A few days ago David Litchfield published a detailed analysis of the Oracle vulnerability he has found in February this year. The title says: "Lateral SQL Injection: A New Class of Vulnerability in Oracle". Finding the bug was a nice catch, but actually the feature leading to it is a pretty trivial source of problems, namely automatic datatype conversions.

I think every serious programming language should not have automatic type conversions. It makes life a hell lot easier for developers (you can write the same code with a lot less chars), but you're guaranteed that you'll hit your head in the wall at least a couple of times when you realize that type conversion (that you were not aware of at the moment of coding) was responsible for some odd behaviour. And as David proved, automatic type conversion can be a built-in bomb just waiting to be exploited.
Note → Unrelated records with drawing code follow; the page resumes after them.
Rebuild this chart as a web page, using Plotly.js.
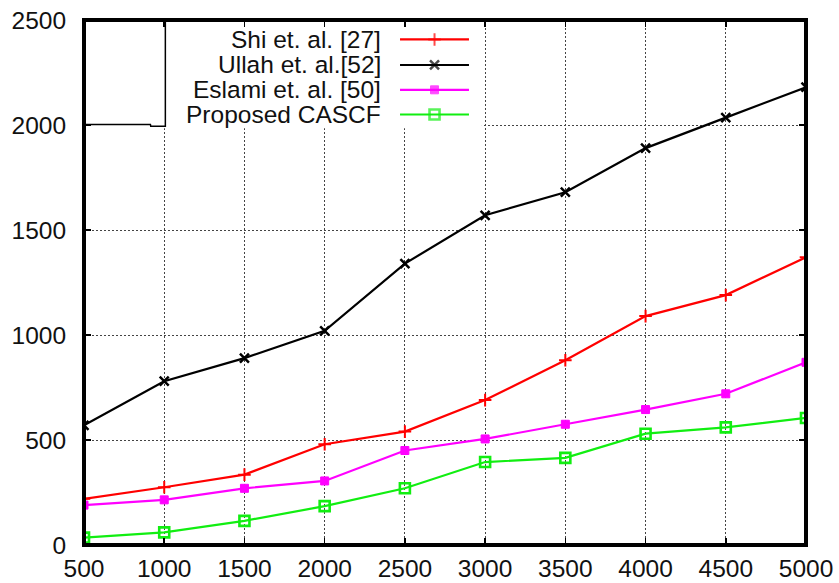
<!DOCTYPE html>
<html>
<head>
<meta charset="utf-8">
<script src="https://cdn.plot.ly/plotly-3.0.1.min.js"></script>
<style>
  html, body { margin: 0; padding: 0; background: #fff; }
  #chart { width: 839px; height: 583px; }
</style>
</head>
<body>
<div id="chart"></div>
<script>
// Number of requests on the x axis, time on the y axis
const requests = [500, 1000, 1500, 2000, 2500, 3000, 3500, 4000, 4500, 5000];

const shi     = [220, 275, 335, 480, 540, 690, 880, 1090, 1190, 1370];
const ullah   = [570, 780, 890, 1020, 1340, 1570, 1680, 1890, 2035, 2180];
const eslami  = [190, 215, 270, 305, 450, 505, 575, 645, 720, 870];
const cascf   = [35, 60, 115, 185, 270, 395, 415, 530, 560, 605];

const seriesNames = ['Shi et. al. [27]', 'Ullah et. al.[52]', 'Eslami et. al. [50]', 'Proposed CASCF'];

const yTicks = [0, 500, 1000, 1500, 2000, 2500];
const xTicks = requests;

const FONT = 'Liberation Sans, Arial, Helvetica, sans-serif';

const styles = [
  { color: '#ff0000', symbol: 'cross-thin', size: 9, lw: 2 },
  { color: '#000000', symbol: 'x-thin', size: 9, lw: 2.5 },
  { color: '#ff00ff', symbol: 'square', size: 8, lw: 1 },
  { color: '#11ee11', symbol: 'square-open', size: 10, lw: 2.6 }
];
const values = [shi, ullah, eslami, cascf];

const traces = values.map((v, i) => ({
  x: requests,
  y: v,
  type: 'scatter',
  mode: 'lines+markers',
  name: seriesNames[i],
  showlegend: false,
  hoverinfo: 'x+y+name',
  line: { color: styles[i].color, width: 2.2 },
  marker: {
    symbol: styles[i].symbol,
    size: styles[i].size,
    color: styles[i].color,
    line: { color: styles[i].color, width: styles[i].lw }
  }
}));

// Hand-built key: text on the left, sample line on the right
const keyRows = [0.963, 0.9143, 0.867, 0.82];
const keyLineX = [0.4377, 0.4855, 0.5332];
const keyTextX = 0.414;

keyRows.forEach((ky, i) => {
  traces.push({
    x: keyLineX,
    y: [ky, ky, ky],
    xaxis: 'x2',
    yaxis: 'y2',
    type: 'scatter',
    mode: 'lines+markers',
    showlegend: false,
    hoverinfo: 'skip',
    line: { color: styles[i].color, width: 2.2 },
    marker: {
      symbol: styles[i].symbol,
      size: [0, styles[i].size, 0],
      color: styles[i].color,
      line: { color: styles[i].color, width: styles[i].lw }
    }
  });
});

const annotations = seriesNames.map((t, i) => ({
  xref: 'paper', yref: 'paper',
  x: keyTextX, y: keyRows[i],
  xanchor: 'right', yanchor: 'middle',
  text: t,
  showarrow: false,
  font: { family: FONT, size: 24.5, color: '#111' }
}));

const axisCommon = {
  showgrid: true,
  gridcolor: '#444',
  gridwidth: 1,
  griddash: '2px,2px',
  zeroline: false,
  ticks: 'inside',
  ticklen: 7,
  tickwidth: 1.5,
  tickcolor: '#000',
  showline: true,
  linecolor: '#000',
  linewidth: 1,
  mirror: 'allticks',
  tickfont: { family: FONT, size: 24.5, color: '#111' }
};

const layout = {
  width: 839,
  height: 583,
  margin: { l: 84, r: 33, t: 20, b: 38 },
  paper_bgcolor: '#fff',
  plot_bgcolor: '#fff',
  showlegend: false,
  xaxis: Object.assign({}, axisCommon, {
    range: [500, 5000],
    tickmode: 'array',
    tickvals: xTicks,
    ticktext: xTicks.map(String),
    ticklabelstandoff: 2
  }),
  yaxis: Object.assign({}, axisCommon, {
    range: [0, 2500],
    tickmode: 'array',
    tickvals: yTicks,
    ticktext: yTicks.map(String),
    ticklabelstandoff: 12
  }),
  xaxis2: { overlaying: 'x', range: [0, 1], visible: false, fixedrange: true },
  yaxis2: { overlaying: 'y', range: [0, 1], visible: false, fixedrange: true },
  annotations: annotations,
  shapes: [
    // white panel behind the key
    {
      type: 'rect', xref: 'x', yref: 'y',
      x0: 500, x1: 2980, y0: 1985, y1: 2500,
      fillcolor: '#fff', line: { width: 0 }, layer: 'between'
    },
    // thin outline left over in the key corner
    {
      type: 'path', xref: 'x', yref: 'y',
      path: 'M 500 2002 L 914 2002 L 916 1994 L 1007 1994 L 1007 2500',
      line: { color: '#000', width: 1.5 }, layer: 'above'
    },
    // heavy frame around the plot area
    {
      type: 'rect', xref: 'paper', yref: 'paper',
      x0: 0, x1: 1, y0: 0, y1: 1,
      line: { color: '#000', width: 4 }, layer: 'above'
    }
  ]
};

Plotly.newPlot('chart', traces, layout, { displayModeBar: false, staticPlot: true });
</script>
</body>
</html>
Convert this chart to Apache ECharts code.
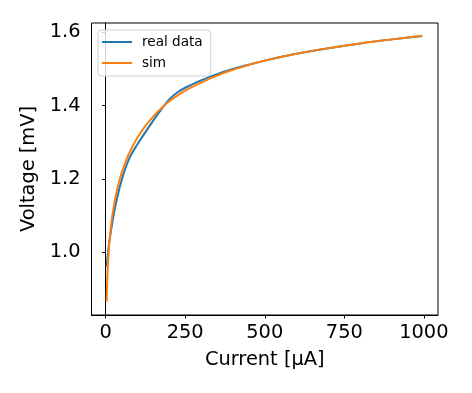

Let's take a look at David's exploit. He used the session variable NLS_DATE_FORMAT to inject arbitrary code execution into some precompiled (and supposingly privileged) PL/SQL code. In all his examples he takes advantage of the PL/SQL level automatic datatype conversion that occurs when you assign a DATE variable's value to a string type variable. In his example the date_proc function concatenated a DATE variable to a literal string which triggered an implicit and automatic DATE->VARCHAR2 type conversion and thus used the NLS_DATE_FORMAT parameter while doing so. In his other example he used a statement like SELECT SYSDATE FROM DUAL, but the client (probably SQLPlus) did an automatic conversion again.

What I'm trying to say is that the flaw David found is actually not a design flaw, it's bad coding practice. Using the SQL engine of the Oracle RDBMS does not imply any extra risks due to this vulnerability. The automatic datatype conversion of PL/SQL is a convenience feature, but if programmers are not aware of its presence (which might happen even to experienced programmers from time to time), then it can impose a serious security risk. That's why I prefer languages with strict type checking.

The vulnerability found by David can be easily nullified by using bind variables ... which should be the case anyway. Write down this on your palm with a permanent ink so you won't forget: never use concatentation to add a variable to an SQL statement, always use bind variables. Smiling

PS: I wonder how this method did not get discovered earlier? Shocked Is it possible that adding literals to date format strings was not implemented for quite some time? It surely works in 9iR2 (and probably above).